I have been running another experiment, so I don’t think it is a space issue.

Any help appreciated!
Thanks,
Laurie

Hi @LaurieM,

the over-writing due to dim_e_out size error from the UM can unfortunately be difficult to debug as there can be a lot of different causes. It often happens when the UM runs into a random instability, in which case applying a small perturbation to the last atmosphere restart often helps. If the crash keeps reoccurring with different perturbations, it might point to something wrong in the setup.

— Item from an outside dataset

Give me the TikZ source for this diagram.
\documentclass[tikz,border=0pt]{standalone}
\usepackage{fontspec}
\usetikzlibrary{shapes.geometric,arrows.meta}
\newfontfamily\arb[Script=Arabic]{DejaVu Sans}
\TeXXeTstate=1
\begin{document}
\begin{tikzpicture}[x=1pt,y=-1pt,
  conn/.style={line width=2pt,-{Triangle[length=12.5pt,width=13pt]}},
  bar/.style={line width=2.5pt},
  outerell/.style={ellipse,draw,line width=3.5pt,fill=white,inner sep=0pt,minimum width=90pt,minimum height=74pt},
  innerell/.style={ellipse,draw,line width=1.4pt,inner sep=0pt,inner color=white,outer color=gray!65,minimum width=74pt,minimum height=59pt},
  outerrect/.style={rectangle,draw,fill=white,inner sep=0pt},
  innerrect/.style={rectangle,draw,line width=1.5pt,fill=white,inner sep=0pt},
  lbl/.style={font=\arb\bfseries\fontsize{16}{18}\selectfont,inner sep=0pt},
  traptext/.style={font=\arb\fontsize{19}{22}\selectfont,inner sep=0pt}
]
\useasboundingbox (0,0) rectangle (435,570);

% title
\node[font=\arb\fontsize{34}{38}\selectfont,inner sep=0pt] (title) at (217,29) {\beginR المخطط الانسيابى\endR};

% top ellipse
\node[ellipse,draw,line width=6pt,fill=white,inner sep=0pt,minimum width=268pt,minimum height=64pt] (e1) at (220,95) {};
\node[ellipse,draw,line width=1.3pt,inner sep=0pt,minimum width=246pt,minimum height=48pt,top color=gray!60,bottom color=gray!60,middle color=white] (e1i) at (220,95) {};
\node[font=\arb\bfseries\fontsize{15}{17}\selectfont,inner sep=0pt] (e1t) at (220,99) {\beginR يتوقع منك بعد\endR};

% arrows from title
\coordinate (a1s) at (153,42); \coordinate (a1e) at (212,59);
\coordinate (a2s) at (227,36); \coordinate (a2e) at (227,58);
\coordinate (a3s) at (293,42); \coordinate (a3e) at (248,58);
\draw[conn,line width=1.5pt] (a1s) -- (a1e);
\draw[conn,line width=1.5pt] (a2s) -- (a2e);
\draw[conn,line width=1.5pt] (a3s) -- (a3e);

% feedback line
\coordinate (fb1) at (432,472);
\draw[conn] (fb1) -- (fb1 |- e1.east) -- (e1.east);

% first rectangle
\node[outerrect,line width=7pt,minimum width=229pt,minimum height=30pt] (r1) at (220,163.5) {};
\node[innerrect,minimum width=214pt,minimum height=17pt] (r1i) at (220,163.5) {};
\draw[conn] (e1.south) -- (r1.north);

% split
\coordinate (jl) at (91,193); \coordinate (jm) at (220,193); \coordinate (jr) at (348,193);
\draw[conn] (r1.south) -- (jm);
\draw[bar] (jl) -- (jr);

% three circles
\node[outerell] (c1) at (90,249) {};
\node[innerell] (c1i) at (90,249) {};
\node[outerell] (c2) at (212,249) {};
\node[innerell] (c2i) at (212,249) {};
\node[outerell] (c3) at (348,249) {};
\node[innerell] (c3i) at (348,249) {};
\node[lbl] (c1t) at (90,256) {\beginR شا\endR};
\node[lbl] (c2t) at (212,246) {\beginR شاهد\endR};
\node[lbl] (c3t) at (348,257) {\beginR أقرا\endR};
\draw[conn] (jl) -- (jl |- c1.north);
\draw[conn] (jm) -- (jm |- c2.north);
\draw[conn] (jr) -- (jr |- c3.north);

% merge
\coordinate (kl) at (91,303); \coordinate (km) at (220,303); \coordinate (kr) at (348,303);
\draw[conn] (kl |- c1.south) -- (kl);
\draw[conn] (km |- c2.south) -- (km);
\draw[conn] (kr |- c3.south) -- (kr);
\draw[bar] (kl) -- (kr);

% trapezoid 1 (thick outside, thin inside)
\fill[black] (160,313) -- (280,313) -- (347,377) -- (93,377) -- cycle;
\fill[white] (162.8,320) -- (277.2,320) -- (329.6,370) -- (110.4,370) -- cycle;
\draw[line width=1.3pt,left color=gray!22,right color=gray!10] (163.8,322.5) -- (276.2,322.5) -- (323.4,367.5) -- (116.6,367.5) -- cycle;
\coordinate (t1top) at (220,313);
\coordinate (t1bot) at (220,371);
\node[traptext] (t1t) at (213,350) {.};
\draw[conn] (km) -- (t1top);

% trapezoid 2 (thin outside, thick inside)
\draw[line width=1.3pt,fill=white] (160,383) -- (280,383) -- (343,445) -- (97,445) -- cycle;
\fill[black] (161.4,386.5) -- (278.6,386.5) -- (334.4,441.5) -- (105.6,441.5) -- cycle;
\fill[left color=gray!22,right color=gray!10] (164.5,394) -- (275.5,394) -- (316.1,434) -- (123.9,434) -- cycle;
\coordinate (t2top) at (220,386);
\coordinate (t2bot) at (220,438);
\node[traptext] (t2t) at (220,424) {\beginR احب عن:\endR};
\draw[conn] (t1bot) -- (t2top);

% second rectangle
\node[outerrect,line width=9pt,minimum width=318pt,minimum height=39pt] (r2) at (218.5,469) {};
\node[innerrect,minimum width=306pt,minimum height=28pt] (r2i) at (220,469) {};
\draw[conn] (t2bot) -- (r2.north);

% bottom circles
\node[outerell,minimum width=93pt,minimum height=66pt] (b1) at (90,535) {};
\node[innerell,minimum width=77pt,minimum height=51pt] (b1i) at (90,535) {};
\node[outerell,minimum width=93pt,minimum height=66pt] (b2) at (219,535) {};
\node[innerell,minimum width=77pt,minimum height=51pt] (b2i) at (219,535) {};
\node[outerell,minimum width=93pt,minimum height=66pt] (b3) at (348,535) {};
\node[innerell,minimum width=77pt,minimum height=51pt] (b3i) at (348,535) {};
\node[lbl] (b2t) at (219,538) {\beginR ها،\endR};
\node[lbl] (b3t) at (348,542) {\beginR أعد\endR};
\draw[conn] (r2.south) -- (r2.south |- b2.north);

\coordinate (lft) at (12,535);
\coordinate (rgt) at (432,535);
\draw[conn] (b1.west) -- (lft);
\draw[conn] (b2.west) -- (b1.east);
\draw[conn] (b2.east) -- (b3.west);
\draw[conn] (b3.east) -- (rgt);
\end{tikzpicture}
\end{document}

There’s a script available in /g/data/access for applying perturbations to the atmosphere restart files. To run it, go to the latest archive/restartXYZ/atmosphere directory and run:

# Load dependencies
module use /g/data/xp65/public/modules
module load conda/analysis3

# Make a backup of the restart file
cp restart_dump.astart restart_backup

# Apply perturbation to restart file
/g/data/access/projects/access/apps/pythonlib/umfile_utils/access_cm2/perturbIC.py -s <random-seed> restart_dump.astart

<random-seed> can be a chosen positive integer. It’s worth keeping track of the random seed in case you need to reproduce the perturbation in the future. An optional -a flag can be added to set the amplitude of the perturbation (default 0.01).

Once you’ve added the perturbation, you can try continuing the run to see if it gets around the error. Let me know if you run into any problems.

1 Like